Directions for this task
Set down the data below without change, skipping the pictures it holds.
## Begin Given data
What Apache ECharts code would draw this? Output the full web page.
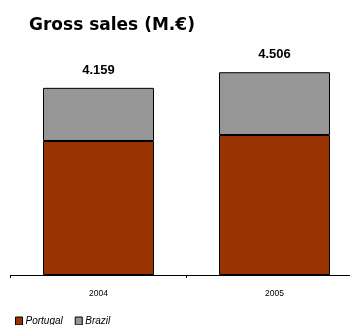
<!DOCTYPE html>
<html><head><meta charset="utf-8">
<script src="https://cdn.jsdelivr.net/npm/echarts@6/dist/echarts.min.js"></script>
<style>html,body{margin:0;padding:0;background:#fff}#c{width:350px;height:325px}</style>
</head><body><div id="c"></div>
<script>
var categories = ['2004', '2005'];
var portugal = [2978, 3111];
var brazil = [1181, 1395];
var totals = [4159, 4506];
var titleText = 'Gross sales (M.€)';

function fmt(v){ return String(v).replace(/\B(?=(\d{3})+(?!\d))/g, '.'); }

var chart = echarts.init(document.getElementById('c'), null, {renderer:'canvas'});
chart.setOption({
  animation:false,
  title:{text:titleText,left:24,top:12,textStyle:{fontFamily:'DejaVu Sans',fontWeight:'bold',fontSize:17,color:'#000'}},
  legend:{left:10,bottom:-6,itemWidth:7,itemHeight:8,itemGap:12,icon:'rect',
    textStyle:{fontFamily:'Liberation Sans',fontStyle:'italic',fontSize:10,color:'#000',padding:[0,0,0,-2]},
    data:[{name:'Portugal',itemStyle:{borderColor:'#000',borderWidth:1}},{name:'Brazil',itemStyle:{borderColor:'#000',borderWidth:1}}]},
  grid:{left:10.5,width:352,top:50,bottom:50,containLabel:false,outerBoundsMode:'none'},
  xAxis:{type:'category',data:categories,
    axisLine:{lineStyle:{color:'#000',width:1}},
    axisTick:{show:true,length:3,lineStyle:{color:'#000'}},
    axisLabel:{fontFamily:'Liberation Sans',fontSize:8.5,color:'#000',margin:14}},
  yAxis:{type:'value',min:0,max:5000,show:false,splitLine:{show:false}},
  series:[
    {name:'Portugal',type:'bar',stack:'a',data:portugal,barWidth:111,
      itemStyle:{color:'#993300',borderColor:'#000',borderWidth:1}},
    {name:'Brazil',type:'bar',stack:'a',data:brazil,barWidth:111,
      itemStyle:{color:'#969696',borderColor:'#000',borderWidth:1},
      label:{show:true,position:'top',distance:11,fontFamily:'Liberation Sans',fontWeight:'bold',fontSize:13,color:'#000',
        formatter:function(p){return fmt(totals[p.dataIndex]);}}}
  ]
});
</script></body></html>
## End Given data
The completed task
What Apache ECharts code would draw this? Output the full web page.
<!DOCTYPE html>
<html><head><meta charset="utf-8">
<script src="https://cdn.jsdelivr.net/npm/echarts@6/dist/echarts.min.js"></script>
<style>html,body{margin:0;padding:0;background:#fff}#c{width:350px;height:325px}</style>
</head><body><div id="c"></div>
<script>
var categories = ['2004', '2005'];
var portugal = [2978, 3111];
var brazil = [1181, 1395];
var totals = [4159, 4506];
var titleText = 'Gross sales (M.€)';

function fmt(v){ return String(v).replace(/\B(?=(\d{3})+(?!\d))/g, '.'); }

var chart = echarts.init(document.getElementById('c'), null, {renderer:'canvas'});
chart.setOption({
  animation:false,
  title:{text:titleText,left:24,top:12,textStyle:{fontFamily:'DejaVu Sans',fontWeight:'bold',fontSize:17,color:'#000'}},
  legend:{left:10,bottom:-6,itemWidth:7,itemHeight:8,itemGap:12,icon:'rect',
    textStyle:{fontFamily:'Liberation Sans',fontStyle:'italic',fontSize:10,color:'#000',padding:[0,0,0,-2]},
    data:[{name:'Portugal',itemStyle:{borderColor:'#000',borderWidth:1}},{name:'Brazil',itemStyle:{borderColor:'#000',borderWidth:1}}]},
  grid:{left:10.5,width:352,top:50,bottom:50,containLabel:false,outerBoundsMode:'none'},
  xAxis:{type:'category',data:categories,
    axisLine:{lineStyle:{color:'#000',width:1}},
    axisTick:{show:true,length:3,lineStyle:{color:'#000'}},
    axisLabel:{fontFamily:'Liberation Sans',fontSize:8.5,color:'#000',margin:14}},
  yAxis:{type:'value',min:0,max:5000,show:false,splitLine:{show:false}},
  series:[
    {name:'Portugal',type:'bar',stack:'a',data:portugal,barWidth:111,
      itemStyle:{color:'#993300',borderColor:'#000',borderWidth:1}},
    {name:'Brazil',type:'bar',stack:'a',data:brazil,barWidth:111,
      itemStyle:{color:'#969696',borderColor:'#000',borderWidth:1},
      label:{show:true,position:'top',distance:11,fontFamily:'Liberation Sans',fontWeight:'bold',fontSize:13,color:'#000',
        formatter:function(p){return fmt(totals[p.dataIndex]);}}}
  ]
});
</script></body></html>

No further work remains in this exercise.